STATED EXERCISE
Reproduce the listing exactly and skip over any pictures.

SUPPLIED DATA
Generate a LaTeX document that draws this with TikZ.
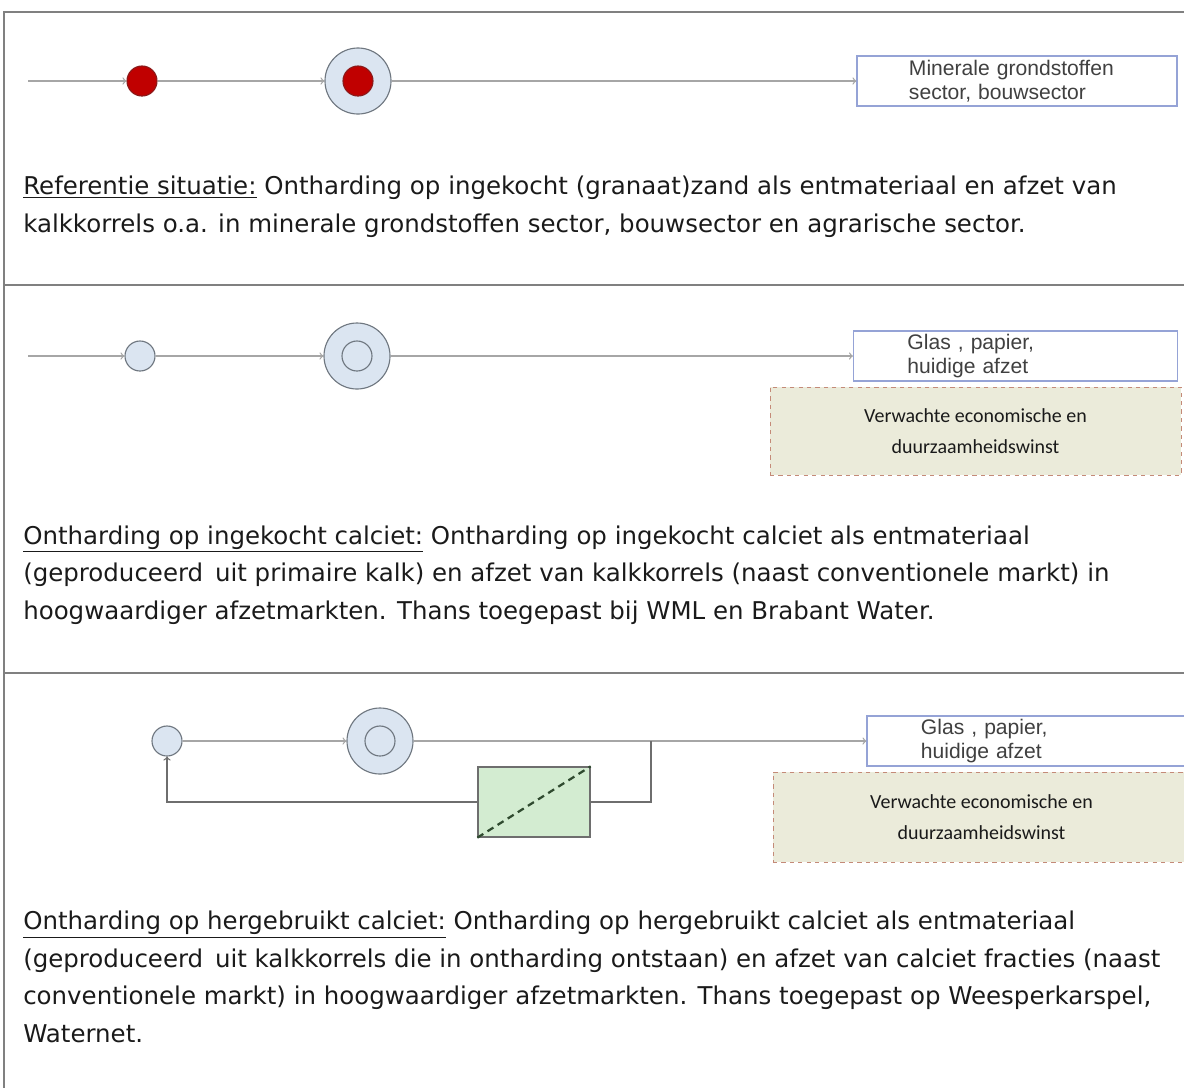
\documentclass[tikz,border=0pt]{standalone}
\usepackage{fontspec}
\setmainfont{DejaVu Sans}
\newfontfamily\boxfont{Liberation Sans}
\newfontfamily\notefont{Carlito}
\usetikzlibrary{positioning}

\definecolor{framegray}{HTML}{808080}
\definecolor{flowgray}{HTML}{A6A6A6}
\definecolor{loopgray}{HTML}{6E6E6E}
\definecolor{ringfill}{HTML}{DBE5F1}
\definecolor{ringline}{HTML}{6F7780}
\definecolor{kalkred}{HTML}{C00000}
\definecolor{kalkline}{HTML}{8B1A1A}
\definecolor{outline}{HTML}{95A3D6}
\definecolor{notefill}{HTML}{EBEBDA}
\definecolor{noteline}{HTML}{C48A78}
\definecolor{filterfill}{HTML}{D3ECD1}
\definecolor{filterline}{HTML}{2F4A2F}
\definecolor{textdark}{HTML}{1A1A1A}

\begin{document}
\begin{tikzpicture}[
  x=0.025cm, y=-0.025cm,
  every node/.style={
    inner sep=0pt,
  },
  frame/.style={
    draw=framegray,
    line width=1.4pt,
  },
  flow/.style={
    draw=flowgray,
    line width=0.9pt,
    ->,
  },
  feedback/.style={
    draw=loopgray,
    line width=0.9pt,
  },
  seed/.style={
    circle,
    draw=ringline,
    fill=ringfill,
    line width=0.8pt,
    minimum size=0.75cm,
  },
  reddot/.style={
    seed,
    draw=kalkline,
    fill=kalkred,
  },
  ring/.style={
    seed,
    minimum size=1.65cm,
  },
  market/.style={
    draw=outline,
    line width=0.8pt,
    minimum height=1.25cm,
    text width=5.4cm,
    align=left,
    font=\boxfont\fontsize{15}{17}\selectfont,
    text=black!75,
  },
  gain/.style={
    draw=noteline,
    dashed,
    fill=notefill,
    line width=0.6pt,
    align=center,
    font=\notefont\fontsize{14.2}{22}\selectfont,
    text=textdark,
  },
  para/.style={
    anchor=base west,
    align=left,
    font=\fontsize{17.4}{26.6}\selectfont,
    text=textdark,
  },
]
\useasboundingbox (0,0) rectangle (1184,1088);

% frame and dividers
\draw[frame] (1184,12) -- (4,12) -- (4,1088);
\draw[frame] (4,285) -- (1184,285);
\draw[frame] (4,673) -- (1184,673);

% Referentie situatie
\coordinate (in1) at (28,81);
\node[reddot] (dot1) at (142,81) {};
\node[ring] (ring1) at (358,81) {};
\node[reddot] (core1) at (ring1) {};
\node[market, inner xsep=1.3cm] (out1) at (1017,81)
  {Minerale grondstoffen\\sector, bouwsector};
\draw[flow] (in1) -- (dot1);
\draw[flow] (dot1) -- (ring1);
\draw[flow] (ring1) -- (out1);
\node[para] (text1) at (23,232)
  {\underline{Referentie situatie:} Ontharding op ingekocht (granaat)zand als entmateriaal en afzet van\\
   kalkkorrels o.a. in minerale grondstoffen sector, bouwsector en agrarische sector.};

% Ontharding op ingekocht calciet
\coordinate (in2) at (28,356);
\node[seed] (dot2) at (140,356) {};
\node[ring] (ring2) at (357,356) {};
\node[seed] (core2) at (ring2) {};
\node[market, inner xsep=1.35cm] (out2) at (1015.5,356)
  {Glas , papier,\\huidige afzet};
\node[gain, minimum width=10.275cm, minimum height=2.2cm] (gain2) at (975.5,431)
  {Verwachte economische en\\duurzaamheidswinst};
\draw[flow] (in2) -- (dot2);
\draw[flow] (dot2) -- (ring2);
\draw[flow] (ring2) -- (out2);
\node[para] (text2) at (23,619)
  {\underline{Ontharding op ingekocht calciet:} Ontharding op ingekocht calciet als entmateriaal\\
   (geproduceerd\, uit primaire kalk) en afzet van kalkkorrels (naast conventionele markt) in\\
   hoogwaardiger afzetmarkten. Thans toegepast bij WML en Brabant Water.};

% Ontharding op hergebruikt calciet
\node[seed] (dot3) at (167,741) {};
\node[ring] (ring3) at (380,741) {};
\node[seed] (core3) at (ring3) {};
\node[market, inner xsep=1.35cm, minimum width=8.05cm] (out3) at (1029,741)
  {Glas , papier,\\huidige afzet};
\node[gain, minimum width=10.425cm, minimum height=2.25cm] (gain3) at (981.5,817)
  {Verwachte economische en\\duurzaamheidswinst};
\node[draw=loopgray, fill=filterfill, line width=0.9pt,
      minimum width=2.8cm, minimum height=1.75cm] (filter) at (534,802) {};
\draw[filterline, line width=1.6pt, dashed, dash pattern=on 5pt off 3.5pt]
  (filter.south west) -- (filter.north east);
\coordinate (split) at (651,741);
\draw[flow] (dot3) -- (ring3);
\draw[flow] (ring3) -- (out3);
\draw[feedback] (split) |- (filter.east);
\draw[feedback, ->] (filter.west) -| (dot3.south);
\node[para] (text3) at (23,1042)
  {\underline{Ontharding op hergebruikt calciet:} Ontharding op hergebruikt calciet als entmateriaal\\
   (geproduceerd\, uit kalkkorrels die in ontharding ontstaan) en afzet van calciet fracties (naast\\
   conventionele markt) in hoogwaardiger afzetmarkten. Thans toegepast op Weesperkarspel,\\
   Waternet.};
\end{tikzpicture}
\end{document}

FULL ANSWER
Generate a LaTeX document that draws this with TikZ.
\documentclass[tikz,border=0pt]{standalone}
\usepackage{fontspec}
\setmainfont{DejaVu Sans}
\newfontfamily\boxfont{Liberation Sans}
\newfontfamily\notefont{Carlito}
\usetikzlibrary{positioning}

\definecolor{framegray}{HTML}{808080}
\definecolor{flowgray}{HTML}{A6A6A6}
\definecolor{loopgray}{HTML}{6E6E6E}
\definecolor{ringfill}{HTML}{DBE5F1}
\definecolor{ringline}{HTML}{6F7780}
\definecolor{kalkred}{HTML}{C00000}
\definecolor{kalkline}{HTML}{8B1A1A}
\definecolor{outline}{HTML}{95A3D6}
\definecolor{notefill}{HTML}{EBEBDA}
\definecolor{noteline}{HTML}{C48A78}
\definecolor{filterfill}{HTML}{D3ECD1}
\definecolor{filterline}{HTML}{2F4A2F}
\definecolor{textdark}{HTML}{1A1A1A}

\begin{document}
\begin{tikzpicture}[
  x=0.025cm, y=-0.025cm,
  every node/.style={
    inner sep=0pt,
  },
  frame/.style={
    draw=framegray,
    line width=1.4pt,
  },
  flow/.style={
    draw=flowgray,
    line width=0.9pt,
    ->,
  },
  feedback/.style={
    draw=loopgray,
    line width=0.9pt,
  },
  seed/.style={
    circle,
    draw=ringline,
    fill=ringfill,
    line width=0.8pt,
    minimum size=0.75cm,
  },
  reddot/.style={
    seed,
    draw=kalkline,
    fill=kalkred,
  },
  ring/.style={
    seed,
    minimum size=1.65cm,
  },
  market/.style={
    draw=outline,
    line width=0.8pt,
    minimum height=1.25cm,
    text width=5.4cm,
    align=left,
    font=\boxfont\fontsize{15}{17}\selectfont,
    text=black!75,
  },
  gain/.style={
    draw=noteline,
    dashed,
    fill=notefill,
    line width=0.6pt,
    align=center,
    font=\notefont\fontsize{14.2}{22}\selectfont,
    text=textdark,
  },
  para/.style={
    anchor=base west,
    align=left,
    font=\fontsize{17.4}{26.6}\selectfont,
    text=textdark,
  },
]
\useasboundingbox (0,0) rectangle (1184,1088);

% frame and dividers
\draw[frame] (1184,12) -- (4,12) -- (4,1088);
\draw[frame] (4,285) -- (1184,285);
\draw[frame] (4,673) -- (1184,673);

% Referentie situatie
\coordinate (in1) at (28,81);
\node[reddot] (dot1) at (142,81) {};
\node[ring] (ring1) at (358,81) {};
\node[reddot] (core1) at (ring1) {};
\node[market, inner xsep=1.3cm] (out1) at (1017,81)
  {Minerale grondstoffen\\sector, bouwsector};
\draw[flow] (in1) -- (dot1);
\draw[flow] (dot1) -- (ring1);
\draw[flow] (ring1) -- (out1);
\node[para] (text1) at (23,232)
  {\underline{Referentie situatie:} Ontharding op ingekocht (granaat)zand als entmateriaal en afzet van\\
   kalkkorrels o.a. in minerale grondstoffen sector, bouwsector en agrarische sector.};

% Ontharding op ingekocht calciet
\coordinate (in2) at (28,356);
\node[seed] (dot2) at (140,356) {};
\node[ring] (ring2) at (357,356) {};
\node[seed] (core2) at (ring2) {};
\node[market, inner xsep=1.35cm] (out2) at (1015.5,356)
  {Glas , papier,\\huidige afzet};
\node[gain, minimum width=10.275cm, minimum height=2.2cm] (gain2) at (975.5,431)
  {Verwachte economische en\\duurzaamheidswinst};
\draw[flow] (in2) -- (dot2);
\draw[flow] (dot2) -- (ring2);
\draw[flow] (ring2) -- (out2);
\node[para] (text2) at (23,619)
  {\underline{Ontharding op ingekocht calciet:} Ontharding op ingekocht calciet als entmateriaal\\
   (geproduceerd\, uit primaire kalk) en afzet van kalkkorrels (naast conventionele markt) in\\
   hoogwaardiger afzetmarkten. Thans toegepast bij WML en Brabant Water.};

% Ontharding op hergebruikt calciet
\node[seed] (dot3) at (167,741) {};
\node[ring] (ring3) at (380,741) {};
\node[seed] (core3) at (ring3) {};
\node[market, inner xsep=1.35cm, minimum width=8.05cm] (out3) at (1029,741)
  {Glas , papier,\\huidige afzet};
\node[gain, minimum width=10.425cm, minimum height=2.25cm] (gain3) at (981.5,817)
  {Verwachte economische en\\duurzaamheidswinst};
\node[draw=loopgray, fill=filterfill, line width=0.9pt,
      minimum width=2.8cm, minimum height=1.75cm] (filter) at (534,802) {};
\draw[filterline, line width=1.6pt, dashed, dash pattern=on 5pt off 3.5pt]
  (filter.south west) -- (filter.north east);
\coordinate (split) at (651,741);
\draw[flow] (dot3) -- (ring3);
\draw[flow] (ring3) -- (out3);
\draw[feedback] (split) |- (filter.east);
\draw[feedback, ->] (filter.west) -| (dot3.south);
\node[para] (text3) at (23,1042)
  {\underline{Ontharding op hergebruikt calciet:} Ontharding op hergebruikt calciet als entmateriaal\\
   (geproduceerd\, uit kalkkorrels die in ontharding ontstaan) en afzet van calciet fracties (naast\\
   conventionele markt) in hoogwaardiger afzetmarkten. Thans toegepast op Weesperkarspel,\\
   Waternet.};
\end{tikzpicture}
\end{document}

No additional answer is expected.